Comme le fait remarquer un lecteur de Naked Capitalism dans le fil des commentaires, il existe de nombreuses autres raisons pour lesquelles le modèle de développement de la Chine continue de trouver des adeptes dans la région, y compris des raisons économiques (BRICS>G7), technologiques (le soutien fort de la Chine au développement numérique) et énergétiques, sans parler, bien sûr, de la frustration croissante à l'égard d'un ordre fondé sur des règles fantaisistes et en constante évolution. Même le magazine Foreign Policy a publié l'année dernière un article concédant que « le Monroïsme - tant par son nom que par son paradigme politique implicite - est voué à l'échec » :
De par son nom, la « doctrine Monroe » est trop entachée pour être récupérée. Invoquer cette expression dans les relations interaméricaines aujourd'hui est contre-productif. La doctrine ne peut se défaire de deux siècles de liens avec l'unilatéralisme, le paternalisme et l'interventionnisme.De même, le fait de désigner la doctrine Monroe sous un autre nom ne permet pas de dissimuler sa puanteur...

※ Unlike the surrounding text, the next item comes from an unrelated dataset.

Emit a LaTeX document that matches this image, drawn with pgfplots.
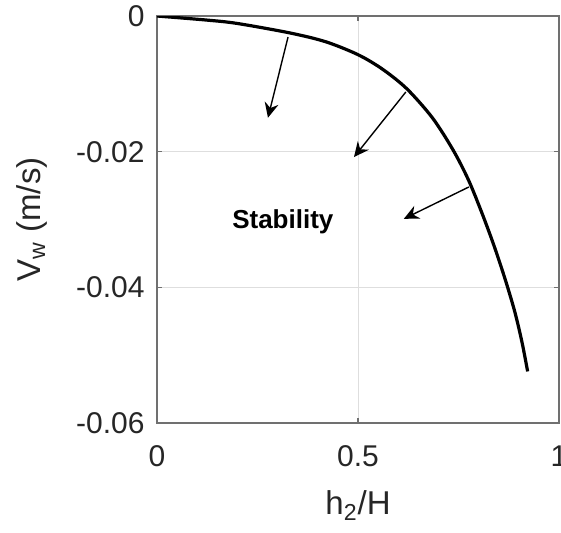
\documentclass[border=0pt]{standalone}
\usepackage{pgfplots}
\pgfplotsset{compat=1.18}
\usepackage{fontspec}
\setmainfont{Liberation Sans}
\usetikzlibrary{arrows.meta}
\definecolor{txt}{HTML}{262626}
\definecolor{axgray}{HTML}{707070}
\begin{document}
\begin{tikzpicture}
\begin{axis}[
    scale only axis,
    width=201bp, height=203.5bp,
    xmin=0, xmax=1, ymin=-0.06, ymax=0,
    scaled y ticks=false, scaled x ticks=false,
    xtick={0,0.5,1}, xticklabels={0,0.5,1},
    ytick={-0.06,-0.04,-0.02,0}, yticklabels={-0.06,-0.04,-0.02,0},
    grid=major,
    major grid style={draw=black!13, line width=0.5bp},
    axis line style={draw=axgray, line width=0.6bp},
    tick style={draw=axgray, line width=0.6bp},
    major tick length=2.5bp,
    tick align=inside,
    xtick pos=both, ytick pos=both,
    tick label style={font=\fontsize{15bp}{17bp}\selectfont, text=txt},
    xticklabel style={anchor=base, inner sep=0pt, yshift=-21.5bp},
    yticklabel style={anchor=east, inner sep=0pt, xshift=-6bp},
    xlabel={h\textsubscript{2}/H},
    ylabel={V\textsubscript{w} (m/s)},
    label style={font=\fontsize{16.5bp}{19bp}\selectfont, text=txt},
    xlabel style={at={(axis description cs:0.5,-0.226)}, anchor=base},
    ylabel style={at={(axis description cs:-0.291,0.5)}, anchor=base, rotate=0},
]
\addplot[black, line width=1.6bp, smooth] coordinates {
 (0,0) (0.124,-0.0006) (0.2,-0.0011) (0.331,-0.0025) (0.42,-0.0038)
 (0.5,-0.0057) (0.56,-0.0078) (0.621,-0.0107) (0.685,-0.0150) (0.737,-0.0198)
 (0.775,-0.0242) (0.808,-0.0290) (0.838,-0.0338) (0.866,-0.0388) (0.89,-0.0436)
 (0.908,-0.0481) (0.922,-0.0524)
};
\addplot[black, line width=0.7bp, -{Stealth[length=7.5bp, width=7bp, inset=2.5bp]}]
  coordinates {(0.326,-0.0031) (0.276,-0.0150)};
\addplot[black, line width=0.7bp, -{Stealth[length=7.5bp, width=7bp, inset=2.5bp]}]
  coordinates {(0.619,-0.0112) (0.490,-0.0208)};
\addplot[black, line width=0.7bp, -{Stealth[length=7.5bp, width=7bp, inset=2.5bp]}]
  coordinates {(0.776,-0.0252) (0.614,-0.0299)};
\node[font=\fontsize{13bp}{15bp}\selectfont\bfseries, text=black] at (axis cs:0.313,-0.0304) {Stability};
\end{axis}
\pgfresetboundingbox
\path (-78.5bp,-55bp) rectangle (202bp,211.5bp);
\end{tikzpicture}
\end{document}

Et c'est là que le bât blesse. Quelle que soit l'idée que les décideurs politiques se font de la doctrine Monroe, celle-ci met en doute le fait que les pays d'Amérique latine puissent tracer leur propre voie dans le monde. Tant que la politique étrangère US ne se sera pas débarrassée de cette idée, elle restera prisonnière de la doctrine Monroe.
Le problème est que ni les démocrates ni les républicains à Washington ne semblent avoir reçu l'info. Si bien que la course à l'influence et aux ressources en Amérique latine va probablement continuer à s'intensifier.